⟨
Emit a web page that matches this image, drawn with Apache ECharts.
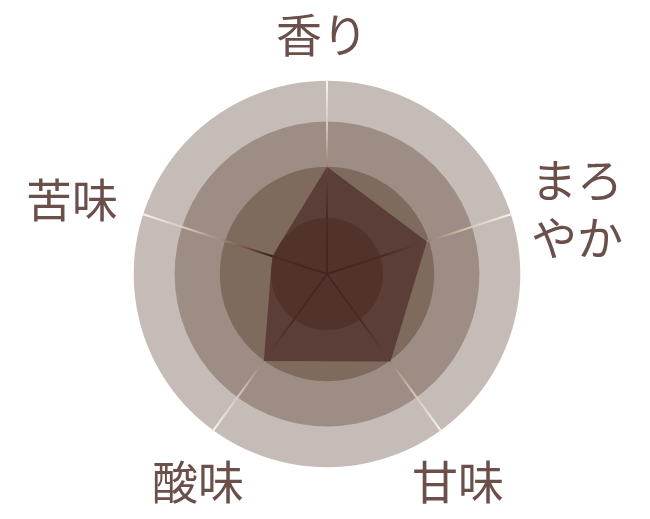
<!DOCTYPE html>
<html><head><meta charset="utf-8">
<script src="https://cdn.jsdelivr.net/npm/echarts@6/dist/echarts.min.js"></script>
<style>html,body{margin:0;padding:0;background:#fff}#c{width:650px;height:519px}</style>
</head><body><div id="c"></div>
<script>
// ---- data ----
const indicators = ['香り', '苦味', '酸味', '甘味', 'まろやか'];
const indicatorMax = [100, 100, 100, 100, 100];
const values = [55.5, 29.8, 55.6, 55.9, 54.3];
const displayNames = ['香り', '苦味', '酸味', '甘味', 'まろ\nやか'];

// ---- layout / style ----
const CX = 327, CY = 274, R = 193.3;
const ringRadii = [193.3, 152.4, 107.2, 56];
const ringColors = ['#c5bcb7', '#9e8d84', '#7f6b5e', '#5a4230'];
const labelPos = [[322, 35], [72, 200], [198, 482], [458, 482], [577, 209]];
const textColor = '#6a4f4b';

const indicatorDefs = indicators.map((n, i) => ({ name: n, max: indicatorMax[i], min: 0 }));

const radars = ringRadii.map((r, i) => ({
  center: [CX, CY], radius: r, shape: 'circle', splitNumber: 1,
  indicator: indicatorDefs,
  axisName: { show: false },
  axisLine: { show: false }, splitLine: { show: false },
  axisTick: { show: false }, axisLabel: { show: false },
  splitArea: { show: true, areaStyle: { color: [ringColors[i]] } },
  z: 1 + i, silent: true
}));
radars.push({
  center: [CX, CY], radius: R, shape: 'circle', splitNumber: 4,
  indicator: indicatorDefs,
  axisName: { show: false },
  splitLine: { show: false }, splitArea: { show: false },
  axisTick: { show: false }, axisLabel: { show: false },
  axisLine: { show: true, lineStyle: { width: 2, color: {
    type: 'radial', x: CX, y: CY, r: R, global: true,
    colorStops: [
      { offset: 0, color: '#240a04' },
      { offset: 0.3, color: '#3c1e13' },
      { offset: 0.55, color: '#9a8070' },
      { offset: 0.75, color: '#d2c2b3' },
      { offset: 1, color: '#f8f2ec' }
    ] } } },
  z: 6
});

const chart = echarts.init(document.getElementById('c'), null, { renderer: 'canvas' });
chart.setOption({
  animation: false,
  backgroundColor: '#ffffff',
  radar: radars,
  series: [{
    type: 'radar', radarIndex: radars.length - 1, z: 8,
    symbol: 'none',
    lineStyle: { width: 0, opacity: 0 },
    areaStyle: { color: 'rgba(79,47,43,0.75)', opacity: 1 },
    data: [{ value: values }]
  }],
  graphic: displayNames.map((t, i) => ({
    type: 'text', x: labelPos[i][0], y: labelPos[i][1], z: 20,
    style: {
      text: t, fill: textColor, fontSize: 46, lineHeight: 58,
      fontFamily: '"Noto Sans CJK JP", sans-serif', fontWeight: 400,
      textAlign: 'center', textVerticalAlign: 'middle'
    }
  }))
});
</script></body></html>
⟩
STATED EXERCISE
Exclude the pictures. Write out the remaining data exactly.

SOLUTION FOR THIS EXERCISE
Emit a web page that matches this image, drawn with Apache ECharts.
<!DOCTYPE html>
<html><head><meta charset="utf-8">
<script src="https://cdn.jsdelivr.net/npm/echarts@6/dist/echarts.min.js"></script>
<style>html,body{margin:0;padding:0;background:#fff}#c{width:650px;height:519px}</style>
</head><body><div id="c"></div>
<script>
// ---- data ----
const indicators = ['香り', '苦味', '酸味', '甘味', 'まろやか'];
const indicatorMax = [100, 100, 100, 100, 100];
const values = [55.5, 29.8, 55.6, 55.9, 54.3];
const displayNames = ['香り', '苦味', '酸味', '甘味', 'まろ\nやか'];

// ---- layout / style ----
const CX = 327, CY = 274, R = 193.3;
const ringRadii = [193.3, 152.4, 107.2, 56];
const ringColors = ['#c5bcb7', '#9e8d84', '#7f6b5e', '#5a4230'];
const labelPos = [[322, 35], [72, 200], [198, 482], [458, 482], [577, 209]];
const textColor = '#6a4f4b';

const indicatorDefs = indicators.map((n, i) => ({ name: n, max: indicatorMax[i], min: 0 }));

const radars = ringRadii.map((r, i) => ({
  center: [CX, CY], radius: r, shape: 'circle', splitNumber: 1,
  indicator: indicatorDefs,
  axisName: { show: false },
  axisLine: { show: false }, splitLine: { show: false },
  axisTick: { show: false }, axisLabel: { show: false },
  splitArea: { show: true, areaStyle: { color: [ringColors[i]] } },
  z: 1 + i, silent: true
}));
radars.push({
  center: [CX, CY], radius: R, shape: 'circle', splitNumber: 4,
  indicator: indicatorDefs,
  axisName: { show: false },
  splitLine: { show: false }, splitArea: { show: false },
  axisTick: { show: false }, axisLabel: { show: false },
  axisLine: { show: true, lineStyle: { width: 2, color: {
    type: 'radial', x: CX, y: CY, r: R, global: true,
    colorStops: [
      { offset: 0, color: '#240a04' },
      { offset: 0.3, color: '#3c1e13' },
      { offset: 0.55, color: '#9a8070' },
      { offset: 0.75, color: '#d2c2b3' },
      { offset: 1, color: '#f8f2ec' }
    ] } } },
  z: 6
});

const chart = echarts.init(document.getElementById('c'), null, { renderer: 'canvas' });
chart.setOption({
  animation: false,
  backgroundColor: '#ffffff',
  radar: radars,
  series: [{
    type: 'radar', radarIndex: radars.length - 1, z: 8,
    symbol: 'none',
    lineStyle: { width: 0, opacity: 0 },
    areaStyle: { color: 'rgba(79,47,43,0.75)', opacity: 1 },
    data: [{ value: values }]
  }],
  graphic: displayNames.map((t, i) => ({
    type: 'text', x: labelPos[i][0], y: labelPos[i][1], z: 20,
    style: {
      text: t, fill: textColor, fontSize: 46, lineHeight: 58,
      fontFamily: '"Noto Sans CJK JP", sans-serif', fontWeight: 400,
      textAlign: 'center', textVerticalAlign: 'middle'
    }
  }))
});
</script></body></html>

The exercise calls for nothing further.